Yahudinin İshakı, İbrahimi, Yusufu, Müslümanın da İbrahimi, Yusufu değil mi.. Temelde akraba olan bu halklar, dini liderleri farklı diye nasıl birbirine bu kadar acımasız olabilir Hıristiyanların İsasını çivileyerek çarmıha geren Yahudilerle nasıl aynı paydada buluşup ortalığı kana bulayabiliyorlar.. Veya öldürülen başka dinden olunca ortak hareket edebiliyorlar
Hepsinin peygamberleri bunları nasıl kutsayabilir Nasıl kabul edebilir bu zulümlerini.. Komşun aç iken sen tok yatıyorsan bizden değilsin diyen bir din, Seni tokatlayana öbür yanağını da dön diyen başka bir mensubu ile nasıl savaşır... Ve nasıl kendi peygamberine, kutsal kitabına ve Tanrının emirlerine karşı gelebiliyor Dinlerin temel öğretilerine bu hırs, kazanç, öfke ve kan nerden bulaştı... Tanrı hanginizi savunsun lan!
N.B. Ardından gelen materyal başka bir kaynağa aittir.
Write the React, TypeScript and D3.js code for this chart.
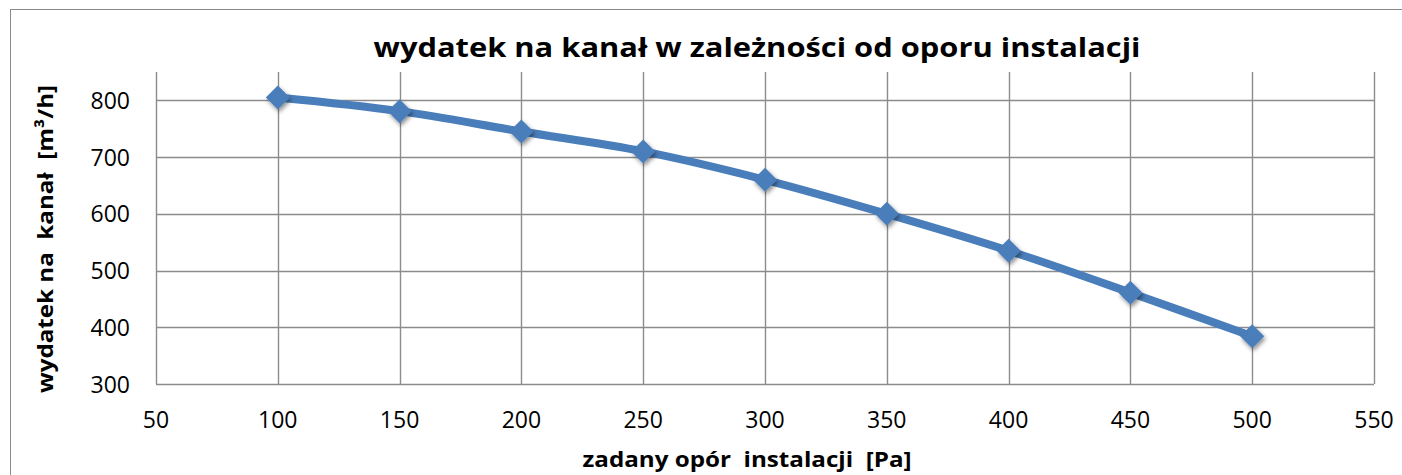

Hanginiz haklısınız... Hanginiz günahkar... Bütün bu sapmalar ve acımasızlığın temelinde insanı bu kadar acımasız yapan, zavallı insanın kendi yarattığı şeytana-paraya tapmasıyla başladı. İnsanlığın yarattığı ve esiri olduğu maddenin her şeyin önüne geçmesi, yaratanını esir alması zavallı insanoğlunun zavallılığının göstergesidir.
Kapitalizm Bütün insanlığın ve bütün dinlerin çukurunu kazan ve bütün insani değerleri yok edip silen, katliamların ve din savaşlarının temelindeki virüs... Bir sosyalist, demokrat kimliğinde hayatı gözlemleyen bir birey olarak din adamlarının ve oradan beslenen politikacıların halkları uyuşturmak ve sömürünün devamı konusunda bir araç olarak dini kullandığını, yönetici erkin, silahı ve uyuşturucusu olduğunu bilmek sorunu çözmüyor
Tek sorun Kapitalizme, Emperyalizme ve Siyonizme karşı bütün insanların birleşmesi..
Çünkü insanlığın ve bütün hayatı kucaklayan iyi, temiz, güzel ve barış imgelerinin katili bunlardır. Kendi çıkarları için Tanrıyı satan ve kullananlar da bunlardır Tanrıyı öldüren, Cehennemin gerçek sahibi ve mimarları da bu zavallı renklere tapanlardır. Bu nedenle Tanrı, toplumcudur... Adil ve kardeşliğin, sevginin ve paylaşmanın en kutsal adıdır. İnançlı insanların savaşa karşı savaşması, kendi dinlerindeki sevgi ve birleştirici unsurları ortak paydada çoğaltması, hırs ve öfkeye karşı dostluğu ve kardeşliği, paylaşımı savunması, bütün kutsal kitapların ortak imgesidir
Umutluyum Adalet ve barış için... Özgürlük için... Kurtuluş için... Sömürü bitecek.
Çünkü Tanrının Sosyalist olduğunu biliyorum.